DATASET EXCERPT →
-------

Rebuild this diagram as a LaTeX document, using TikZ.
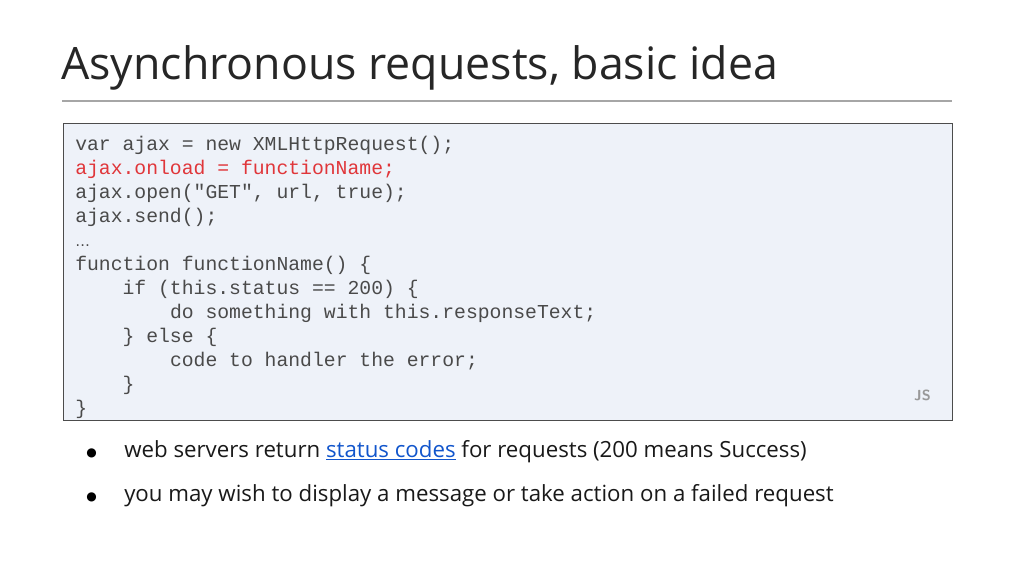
\documentclass[tikz,border=0pt]{standalone}
\usepackage{fontspec}
\setmainfont{Open Sans}
\setmonofont{Liberation Mono}
\newfontfamily\symf{DejaVu Sans}
\definecolor{codefg}{HTML}{4A4A4A}
\definecolor{codered}{HTML}{E0363A}
\definecolor{boxbg}{HTML}{EEF2F9}
\definecolor{linkc}{HTML}{1155CC}
\begin{document}
\begin{tikzpicture}[x=0.75pt,y=-0.75pt,
  code/.style={anchor=base west,inner sep=0,font=\ttfamily\fontsize{14.8}{16}\selectfont,text=codefg},
  bul/.style={anchor=base west,inner sep=0,font=\fontsize{16.7}{20}\selectfont,text=black!90}]
\useasboundingbox[fill=white] (0,0) rectangle (1024,576);
\node[anchor=base west,inner sep=0,font=\fontsize{33.5}{40}\selectfont,text=black!85] (title) at (61,79) {Asynchronous requests, basic idea};
\draw[gray!70,line width=0.8pt] (62,101) -- (952,101);
\node[draw=black!70,fill=boxbg,line width=0.8pt,minimum width=889*0.75pt,minimum height=297*0.75pt,anchor=north west,inner sep=0] (box) at (63,123) {};
\foreach \i/\t in {0/{var ajax = new XMLHttpRequest();},
  2/{ajax.open("GET", url, true);},3/{ajax.send();},
  5/{function functionName() \{},6/{\ \ \ \ if (this.status == 200) \{},
  7/{\ \ \ \ \ \ \ \ do something with this.responseText;},8/{\ \ \ \ \} else \{},
  9/{\ \ \ \ \ \ \ \ code to handler the error;},10/{\ \ \ \ \}},11/{\}}}
  \node[code] (c\i) at (75,150+24*\i) {\t};
\node[code,text=codered] (c1) at (75,174) {ajax.onload = functionName;};
\node[code] (c4) at (75,246) {\symf\fontsize{11}{14}\selectfont …};
\node[anchor=base east,inner sep=0,font=\sffamily\bfseries\fontsize{11}{12}\selectfont,text=black!40] (js) at (931,400) {JS};
\node[anchor=base west,inner sep=0,font=\symf\fontsize{9}{12}\selectfont] (b1) at (86,456) {●};
\node[anchor=base west,inner sep=0,font=\symf\fontsize{9}{12}\selectfont] (b2) at (86,500) {●};
\node[bul] (t1) at (124,457) {web servers return \textcolor{linkc}{\underline{status codes}} for requests (200 means Success)};
\node[bul] (t2) at (124,501) {you may wish to display a message or take action on a failed request};
\end{tikzpicture}
\end{document}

-------

EXERCISE AIM → Every line above should be repeated exactly; pictures stay out of the copy.

FULL RESPONSE →
Rebuild this diagram as a LaTeX document, using TikZ.
\documentclass[tikz,border=0pt]{standalone}
\usepackage{fontspec}
\setmainfont{Open Sans}
\setmonofont{Liberation Mono}
\newfontfamily\symf{DejaVu Sans}
\definecolor{codefg}{HTML}{4A4A4A}
\definecolor{codered}{HTML}{E0363A}
\definecolor{boxbg}{HTML}{EEF2F9}
\definecolor{linkc}{HTML}{1155CC}
\begin{document}
\begin{tikzpicture}[x=0.75pt,y=-0.75pt,
  code/.style={anchor=base west,inner sep=0,font=\ttfamily\fontsize{14.8}{16}\selectfont,text=codefg},
  bul/.style={anchor=base west,inner sep=0,font=\fontsize{16.7}{20}\selectfont,text=black!90}]
\useasboundingbox[fill=white] (0,0) rectangle (1024,576);
\node[anchor=base west,inner sep=0,font=\fontsize{33.5}{40}\selectfont,text=black!85] (title) at (61,79) {Asynchronous requests, basic idea};
\draw[gray!70,line width=0.8pt] (62,101) -- (952,101);
\node[draw=black!70,fill=boxbg,line width=0.8pt,minimum width=889*0.75pt,minimum height=297*0.75pt,anchor=north west,inner sep=0] (box) at (63,123) {};
\foreach \i/\t in {0/{var ajax = new XMLHttpRequest();},
  2/{ajax.open("GET", url, true);},3/{ajax.send();},
  5/{function functionName() \{},6/{\ \ \ \ if (this.status == 200) \{},
  7/{\ \ \ \ \ \ \ \ do something with this.responseText;},8/{\ \ \ \ \} else \{},
  9/{\ \ \ \ \ \ \ \ code to handler the error;},10/{\ \ \ \ \}},11/{\}}}
  \node[code] (c\i) at (75,150+24*\i) {\t};
\node[code,text=codered] (c1) at (75,174) {ajax.onload = functionName;};
\node[code] (c4) at (75,246) {\symf\fontsize{11}{14}\selectfont …};
\node[anchor=base east,inner sep=0,font=\sffamily\bfseries\fontsize{11}{12}\selectfont,text=black!40] (js) at (931,400) {JS};
\node[anchor=base west,inner sep=0,font=\symf\fontsize{9}{12}\selectfont] (b1) at (86,456) {●};
\node[anchor=base west,inner sep=0,font=\symf\fontsize{9}{12}\selectfont] (b2) at (86,500) {●};
\node[bul] (t1) at (124,457) {web servers return \textcolor{linkc}{\underline{status codes}} for requests (200 means Success)};
\node[bul] (t2) at (124,501) {you may wish to display a message or take action on a failed request};
\end{tikzpicture}
\end{document}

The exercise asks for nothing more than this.